Leave out the pictures and print only the lines from the one with "Rebuild this chart" through the one with "return (607 - pix) / 547.0", exactly as they are.

Given data
:::::

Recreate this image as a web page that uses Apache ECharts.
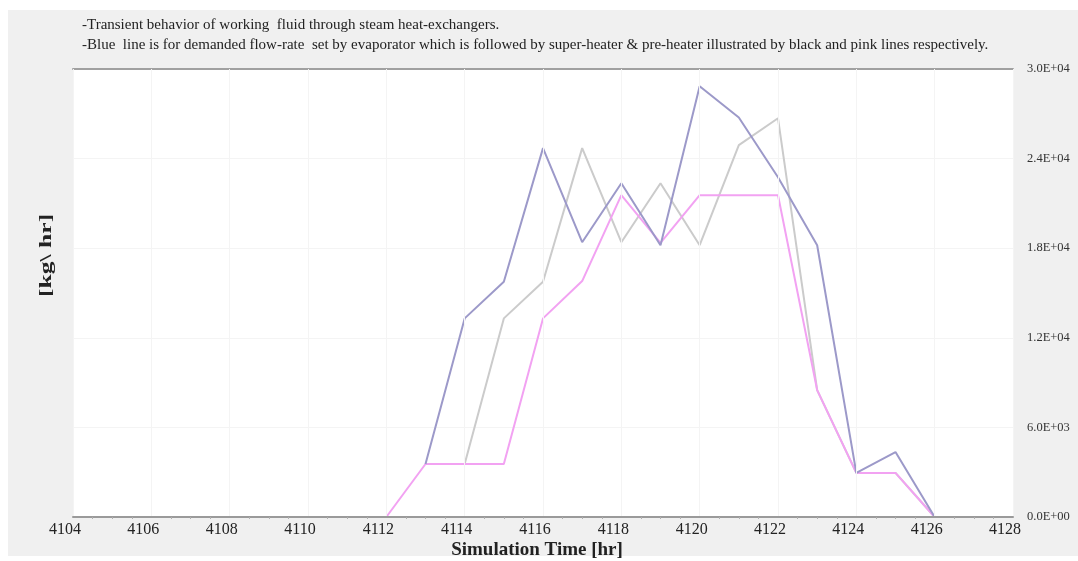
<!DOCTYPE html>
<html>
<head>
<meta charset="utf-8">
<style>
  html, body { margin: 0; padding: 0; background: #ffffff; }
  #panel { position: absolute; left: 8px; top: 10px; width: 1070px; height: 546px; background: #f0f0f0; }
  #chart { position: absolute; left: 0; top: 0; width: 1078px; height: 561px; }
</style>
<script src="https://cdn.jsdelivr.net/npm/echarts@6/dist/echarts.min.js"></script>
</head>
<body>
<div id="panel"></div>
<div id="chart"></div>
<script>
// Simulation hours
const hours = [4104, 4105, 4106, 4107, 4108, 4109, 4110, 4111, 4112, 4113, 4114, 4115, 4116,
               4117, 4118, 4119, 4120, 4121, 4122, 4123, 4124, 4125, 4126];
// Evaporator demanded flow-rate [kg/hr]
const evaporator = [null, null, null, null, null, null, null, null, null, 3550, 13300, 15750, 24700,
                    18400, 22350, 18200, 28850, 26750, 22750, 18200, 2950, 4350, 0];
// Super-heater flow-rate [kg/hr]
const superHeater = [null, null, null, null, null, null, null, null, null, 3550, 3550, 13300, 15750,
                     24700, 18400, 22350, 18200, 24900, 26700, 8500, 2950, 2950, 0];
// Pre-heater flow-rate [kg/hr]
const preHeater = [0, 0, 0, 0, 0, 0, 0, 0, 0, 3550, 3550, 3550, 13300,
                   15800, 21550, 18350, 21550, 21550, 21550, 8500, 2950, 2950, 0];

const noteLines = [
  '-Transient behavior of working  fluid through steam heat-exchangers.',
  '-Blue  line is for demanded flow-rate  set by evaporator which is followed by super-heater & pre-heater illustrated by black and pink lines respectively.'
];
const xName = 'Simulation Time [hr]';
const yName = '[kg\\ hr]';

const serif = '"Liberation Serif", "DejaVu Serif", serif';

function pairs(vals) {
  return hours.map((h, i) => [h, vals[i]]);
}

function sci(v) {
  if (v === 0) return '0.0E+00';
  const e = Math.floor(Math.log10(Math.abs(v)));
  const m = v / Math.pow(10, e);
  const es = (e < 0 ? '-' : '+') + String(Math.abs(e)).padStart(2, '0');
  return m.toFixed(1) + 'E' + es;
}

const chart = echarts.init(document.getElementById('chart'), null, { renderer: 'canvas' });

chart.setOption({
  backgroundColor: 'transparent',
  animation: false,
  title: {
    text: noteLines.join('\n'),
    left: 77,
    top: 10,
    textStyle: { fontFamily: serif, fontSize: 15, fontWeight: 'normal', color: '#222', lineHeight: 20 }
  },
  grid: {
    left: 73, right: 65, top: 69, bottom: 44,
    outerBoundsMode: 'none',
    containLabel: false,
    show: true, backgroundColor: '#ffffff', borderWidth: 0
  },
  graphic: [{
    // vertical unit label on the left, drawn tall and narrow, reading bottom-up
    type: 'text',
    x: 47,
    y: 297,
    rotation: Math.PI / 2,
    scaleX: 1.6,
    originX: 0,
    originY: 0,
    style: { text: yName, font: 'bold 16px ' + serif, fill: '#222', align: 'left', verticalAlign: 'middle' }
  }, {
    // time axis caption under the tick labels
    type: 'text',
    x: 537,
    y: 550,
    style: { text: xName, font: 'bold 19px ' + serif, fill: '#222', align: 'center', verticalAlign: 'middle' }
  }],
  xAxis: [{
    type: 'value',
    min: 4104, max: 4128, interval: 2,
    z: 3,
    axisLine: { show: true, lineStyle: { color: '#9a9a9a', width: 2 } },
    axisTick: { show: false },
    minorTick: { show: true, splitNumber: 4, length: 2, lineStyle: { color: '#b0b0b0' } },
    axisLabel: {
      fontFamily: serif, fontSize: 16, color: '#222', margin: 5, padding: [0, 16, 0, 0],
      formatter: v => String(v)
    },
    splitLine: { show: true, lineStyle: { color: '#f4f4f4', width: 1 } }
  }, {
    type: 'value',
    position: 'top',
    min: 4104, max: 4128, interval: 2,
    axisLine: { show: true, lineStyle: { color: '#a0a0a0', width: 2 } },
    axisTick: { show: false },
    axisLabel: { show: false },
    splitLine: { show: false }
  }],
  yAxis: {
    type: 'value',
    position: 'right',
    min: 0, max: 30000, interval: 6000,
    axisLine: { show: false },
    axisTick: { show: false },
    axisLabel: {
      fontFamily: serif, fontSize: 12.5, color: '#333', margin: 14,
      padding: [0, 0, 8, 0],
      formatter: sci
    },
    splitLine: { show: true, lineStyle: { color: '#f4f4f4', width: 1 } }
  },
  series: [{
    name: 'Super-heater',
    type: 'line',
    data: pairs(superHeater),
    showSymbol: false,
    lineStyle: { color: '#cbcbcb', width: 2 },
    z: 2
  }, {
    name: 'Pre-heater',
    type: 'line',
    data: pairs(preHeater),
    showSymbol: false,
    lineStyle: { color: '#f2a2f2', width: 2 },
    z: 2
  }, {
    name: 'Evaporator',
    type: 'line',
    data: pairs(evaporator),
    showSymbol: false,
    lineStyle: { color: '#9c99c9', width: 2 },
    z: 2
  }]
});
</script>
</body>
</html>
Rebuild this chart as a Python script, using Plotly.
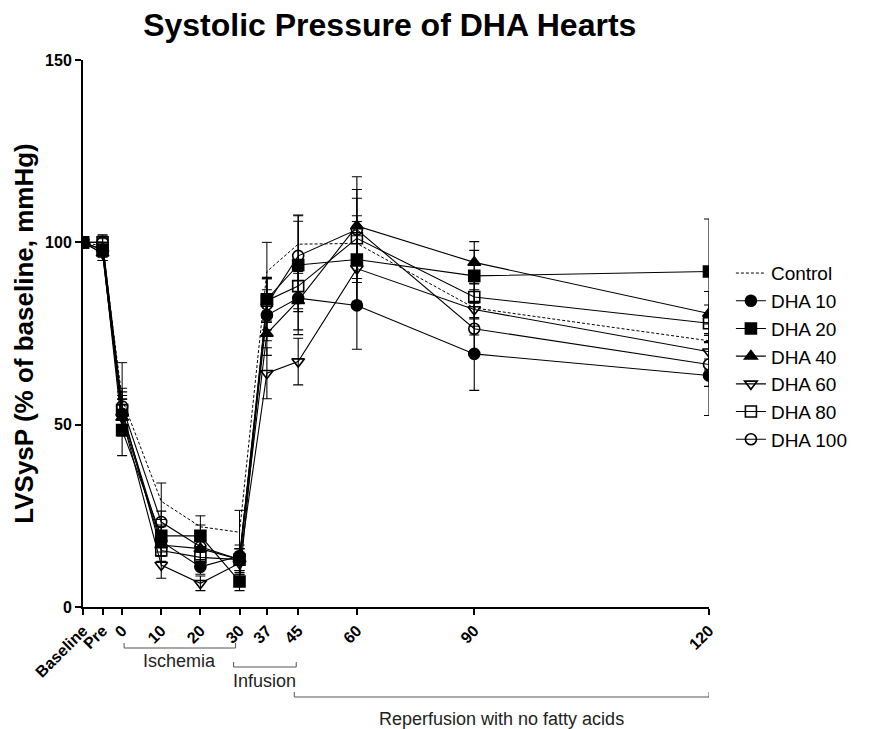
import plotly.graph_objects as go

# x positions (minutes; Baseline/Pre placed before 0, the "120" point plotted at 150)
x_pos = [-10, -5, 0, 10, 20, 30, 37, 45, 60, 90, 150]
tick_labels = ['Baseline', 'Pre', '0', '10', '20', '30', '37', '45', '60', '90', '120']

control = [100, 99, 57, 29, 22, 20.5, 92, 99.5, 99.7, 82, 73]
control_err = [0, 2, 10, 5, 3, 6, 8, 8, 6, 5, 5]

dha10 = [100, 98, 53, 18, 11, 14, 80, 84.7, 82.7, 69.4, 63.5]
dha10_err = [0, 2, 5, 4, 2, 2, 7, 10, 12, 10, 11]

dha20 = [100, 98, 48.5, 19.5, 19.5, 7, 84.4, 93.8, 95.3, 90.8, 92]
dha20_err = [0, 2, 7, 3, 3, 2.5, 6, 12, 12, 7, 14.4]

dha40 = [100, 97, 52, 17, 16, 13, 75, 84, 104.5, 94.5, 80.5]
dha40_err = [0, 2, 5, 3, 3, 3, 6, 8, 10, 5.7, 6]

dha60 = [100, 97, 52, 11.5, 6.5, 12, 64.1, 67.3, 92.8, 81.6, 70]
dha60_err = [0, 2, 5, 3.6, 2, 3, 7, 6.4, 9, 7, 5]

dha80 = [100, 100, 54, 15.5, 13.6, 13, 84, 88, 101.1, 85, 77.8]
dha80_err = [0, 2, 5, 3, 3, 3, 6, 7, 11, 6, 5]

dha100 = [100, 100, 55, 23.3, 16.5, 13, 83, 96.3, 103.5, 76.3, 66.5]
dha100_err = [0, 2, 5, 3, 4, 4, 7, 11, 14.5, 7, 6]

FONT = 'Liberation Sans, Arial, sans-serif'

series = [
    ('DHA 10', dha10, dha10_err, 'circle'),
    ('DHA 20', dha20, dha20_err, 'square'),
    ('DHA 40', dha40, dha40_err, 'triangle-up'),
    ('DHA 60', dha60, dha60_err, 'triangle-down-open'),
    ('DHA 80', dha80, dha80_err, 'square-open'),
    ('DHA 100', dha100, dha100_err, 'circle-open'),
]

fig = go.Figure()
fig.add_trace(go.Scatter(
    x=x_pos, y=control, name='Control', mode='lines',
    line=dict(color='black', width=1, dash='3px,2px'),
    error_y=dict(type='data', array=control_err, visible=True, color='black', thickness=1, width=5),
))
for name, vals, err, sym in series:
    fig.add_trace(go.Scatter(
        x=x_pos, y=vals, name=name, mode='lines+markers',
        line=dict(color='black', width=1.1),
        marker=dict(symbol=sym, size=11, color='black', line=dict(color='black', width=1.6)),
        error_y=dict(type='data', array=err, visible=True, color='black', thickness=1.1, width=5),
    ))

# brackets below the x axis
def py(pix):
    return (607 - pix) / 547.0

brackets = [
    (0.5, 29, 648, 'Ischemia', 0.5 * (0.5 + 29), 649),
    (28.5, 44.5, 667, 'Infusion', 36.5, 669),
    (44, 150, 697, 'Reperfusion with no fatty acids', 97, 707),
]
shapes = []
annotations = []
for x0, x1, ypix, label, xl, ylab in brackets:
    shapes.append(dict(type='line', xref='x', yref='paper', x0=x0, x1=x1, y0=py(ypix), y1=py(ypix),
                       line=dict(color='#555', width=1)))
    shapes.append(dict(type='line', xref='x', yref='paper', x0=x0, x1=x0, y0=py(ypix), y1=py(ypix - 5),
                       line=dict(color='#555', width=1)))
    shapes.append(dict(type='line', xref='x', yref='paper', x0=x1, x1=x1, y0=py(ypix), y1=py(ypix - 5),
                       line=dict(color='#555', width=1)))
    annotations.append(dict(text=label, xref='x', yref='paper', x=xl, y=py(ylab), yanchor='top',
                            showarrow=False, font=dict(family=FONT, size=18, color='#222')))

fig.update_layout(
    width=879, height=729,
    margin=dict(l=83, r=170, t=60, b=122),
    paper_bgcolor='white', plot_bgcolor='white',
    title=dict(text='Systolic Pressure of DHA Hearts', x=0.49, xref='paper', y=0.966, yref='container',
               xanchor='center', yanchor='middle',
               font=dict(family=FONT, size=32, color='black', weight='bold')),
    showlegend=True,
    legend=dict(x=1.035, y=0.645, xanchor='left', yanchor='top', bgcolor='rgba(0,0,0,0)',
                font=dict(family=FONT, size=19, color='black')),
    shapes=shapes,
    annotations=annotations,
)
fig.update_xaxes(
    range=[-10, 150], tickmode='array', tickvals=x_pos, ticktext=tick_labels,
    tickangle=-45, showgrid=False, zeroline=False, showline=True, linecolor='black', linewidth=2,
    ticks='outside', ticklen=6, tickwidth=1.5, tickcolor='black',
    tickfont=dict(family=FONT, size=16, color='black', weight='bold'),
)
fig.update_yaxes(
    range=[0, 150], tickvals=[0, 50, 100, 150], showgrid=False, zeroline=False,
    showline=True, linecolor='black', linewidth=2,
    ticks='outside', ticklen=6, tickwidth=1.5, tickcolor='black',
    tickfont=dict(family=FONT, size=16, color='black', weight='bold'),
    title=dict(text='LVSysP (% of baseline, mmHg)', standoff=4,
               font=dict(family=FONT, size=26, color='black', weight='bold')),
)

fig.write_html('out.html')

:::::

Solution for this exercise
Rebuild this chart as a Python script, using Plotly.
import plotly.graph_objects as go

# x positions (minutes; Baseline/Pre placed before 0, the "120" point plotted at 150)
x_pos = [-10, -5, 0, 10, 20, 30, 37, 45, 60, 90, 150]
tick_labels = ['Baseline', 'Pre', '0', '10', '20', '30', '37', '45', '60', '90', '120']

control = [100, 99, 57, 29, 22, 20.5, 92, 99.5, 99.7, 82, 73]
control_err = [0, 2, 10, 5, 3, 6, 8, 8, 6, 5, 5]

dha10 = [100, 98, 53, 18, 11, 14, 80, 84.7, 82.7, 69.4, 63.5]
dha10_err = [0, 2, 5, 4, 2, 2, 7, 10, 12, 10, 11]

dha20 = [100, 98, 48.5, 19.5, 19.5, 7, 84.4, 93.8, 95.3, 90.8, 92]
dha20_err = [0, 2, 7, 3, 3, 2.5, 6, 12, 12, 7, 14.4]

dha40 = [100, 97, 52, 17, 16, 13, 75, 84, 104.5, 94.5, 80.5]
dha40_err = [0, 2, 5, 3, 3, 3, 6, 8, 10, 5.7, 6]

dha60 = [100, 97, 52, 11.5, 6.5, 12, 64.1, 67.3, 92.8, 81.6, 70]
dha60_err = [0, 2, 5, 3.6, 2, 3, 7, 6.4, 9, 7, 5]

dha80 = [100, 100, 54, 15.5, 13.6, 13, 84, 88, 101.1, 85, 77.8]
dha80_err = [0, 2, 5, 3, 3, 3, 6, 7, 11, 6, 5]

dha100 = [100, 100, 55, 23.3, 16.5, 13, 83, 96.3, 103.5, 76.3, 66.5]
dha100_err = [0, 2, 5, 3, 4, 4, 7, 11, 14.5, 7, 6]

FONT = 'Liberation Sans, Arial, sans-serif'

series = [
    ('DHA 10', dha10, dha10_err, 'circle'),
    ('DHA 20', dha20, dha20_err, 'square'),
    ('DHA 40', dha40, dha40_err, 'triangle-up'),
    ('DHA 60', dha60, dha60_err, 'triangle-down-open'),
    ('DHA 80', dha80, dha80_err, 'square-open'),
    ('DHA 100', dha100, dha100_err, 'circle-open'),
]

fig = go.Figure()
fig.add_trace(go.Scatter(
    x=x_pos, y=control, name='Control', mode='lines',
    line=dict(color='black', width=1, dash='3px,2px'),
    error_y=dict(type='data', array=control_err, visible=True, color='black', thickness=1, width=5),
))
for name, vals, err, sym in series:
    fig.add_trace(go.Scatter(
        x=x_pos, y=vals, name=name, mode='lines+markers',
        line=dict(color='black', width=1.1),
        marker=dict(symbol=sym, size=11, color='black', line=dict(color='black', width=1.6)),
        error_y=dict(type='data', array=err, visible=True, color='black', thickness=1.1, width=5),
    ))

# brackets below the x axis
def py(pix):
    return (607 - pix) / 547.0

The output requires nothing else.